Note here that we replace nottinygc with github.com/higress-group/nottinygc, if we comment out this replacement like this:

...
// replace github.com/wasilibs/nottinygc v0.5.1 => github.com/higress-group/nottinygc v0.0.0-20231019105920-c4d985d443e1

require (
	github.com/alibaba/higress/plugins/wasm-go v0.0.0
	github.com/tetratelabs/proxy-wasm-go-sdk v0.22.0
	github.com/tidwall/gjson v1.14.3
)
...

Then build the wasm file and start envoy with the following configuration:

node:
  cluster: test-cluster
  id: test-idn

admin:
  address:
    socket_address: { address: 127.0.0.1, port_value: 9901 }

static_resources:
  listeners:
  - name: listener_0
    address:
      socket_address: { address: 127.0.0.1, port_value: 10000 }
    per_connection_buffer_limit_bytes: 1024000000
    filter_chains:
    - filters:
      - name: envoy.http_connection_manager
        typed_config:
          "@type": type.googleapis.com/envoy.extensions.filters.network.http_connection_manager.v3.HttpConnectionManager
          stat_prefix: ingress_http
          access_log:
          - name: envoy.access_loggers.stdout
            typed_config:
              "@type": type.googleapis.com/envoy.extensions.access_loggers.stream.v3.StdoutAccessLog
          http_filters:
          - name: gctest
            typed_config:
              "@type": type.googleapis.com/udpa.type.v1.TypedStruct
              type_url: type.googleapis.com/envoy.extensions.filters.http.wasm.v3.Wasm
              value:
                config:
                  name: basic_auth
                  vm_config:
                    runtime: envoy.wasm.runtime.v8
                    code:
                      local:
                        filename: ./mem.wasm
                    allow_precompiled: true
                  fail_open: true
                  configuration:
                    "@type": type.googleapis.com/google.protobuf.StringValue
                    value: '{"bytes": 10485760}'
          - name: envoy.router
            typed_config:
              "@type": type.googleapis.com/envoy.extensions.filters.http.router.v3.Router
          route_config:
            name: local_route
            virtual_hosts:
            - name: local_service
              domains:
              - "*"
              routes:
              - match:
                  prefix: /
                direct_response:
                  status: 200
                  body:
                    inline_string: "hello world"

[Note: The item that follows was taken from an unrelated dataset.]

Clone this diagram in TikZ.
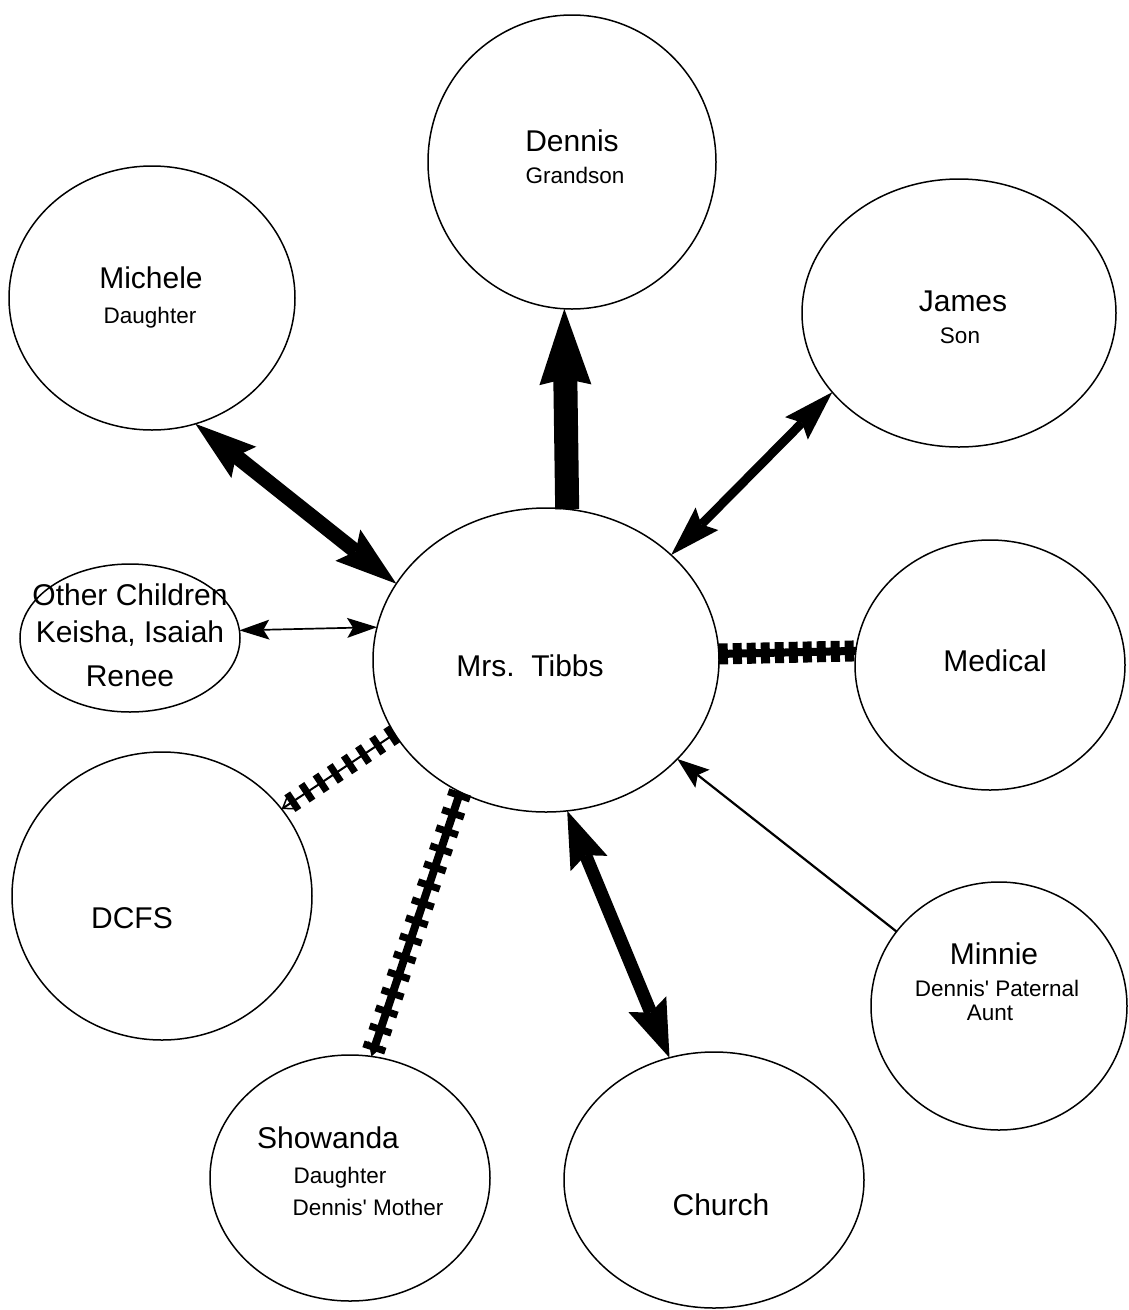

Use the following command to perform a stress test:

wrk -R 50 -t 10 -c 10 -d60s -s post.lua http://localhost:10000/

After a few seconds, we can see the following log:

[2023-10-23 15:42:30.858][1902490][info][wasm] [source/extensions/common/wasm/context.cc:1204] wasm log basic_auth: [gc-test] {"Sys": 1063452672,"HeapSys": 1058013184,"HeapIdle": 145313792,"HeapInuse": 0,"HeapReleased": 0}
[2023-10-23 15:42:30.861][1902490][error][wasm] [source/extensions/common/wasm/wasm_vm.cc:41] Function: proxy_on_request_headers failed: Uncaught RuntimeError: unreachable\nProxy-Wasm plugin in-VM backtrace:\n  0:  0x1d4fc - runtime._panic\n  1:  0x1ce84 - runtime.alloc\n  2:  0x26758 - main.onHttpRequestHeaders\n  3:  0x3761a - proxy_on_request_headers

Thanks for the report @johnlanni - to confirm, are you saying you don't see the issue with the patch in your branch of nottinygc (https://github.com/higress-group/nottinygc/pull/1/files) or you do see it with that as well? I'm currently running locally first with the code in that branch, using higress-group/nottinygc and see the issue as well so just want to confirm that.

We resolved the issue in github.com/higress-group/nottinygc with these changes: https://github.com/higress-group/nottinygc/pull/1/files.

There are two keypoints:

Use GC_malloc_ignore_off_page instead of GC_malloc when alloc large objects which follow the recommend of Bdwgc:
Do not export the malloc symbol in init.go. Because proxy-wasm will find this symbol when load the wasm, and envoy will use this function to alloc memory in wasm vm:
https://github.com/proxy-wasm/proxy-wasm-cpp-host/blob/b7e690703c7f26707438a2f1ebd7c197bc8f0296/src/wasm.cc#L169-L172
https://github.com/proxy-wasm/proxy-wasm-cpp-host/blob/b7e690703c7f26707438a2f1ebd7c197bc8f0296/include/proxy-wasm/wasm.h#L403
This symbol is bound to mi_malloc, bypassing GC_malloc in bdwgc, so GC will not work.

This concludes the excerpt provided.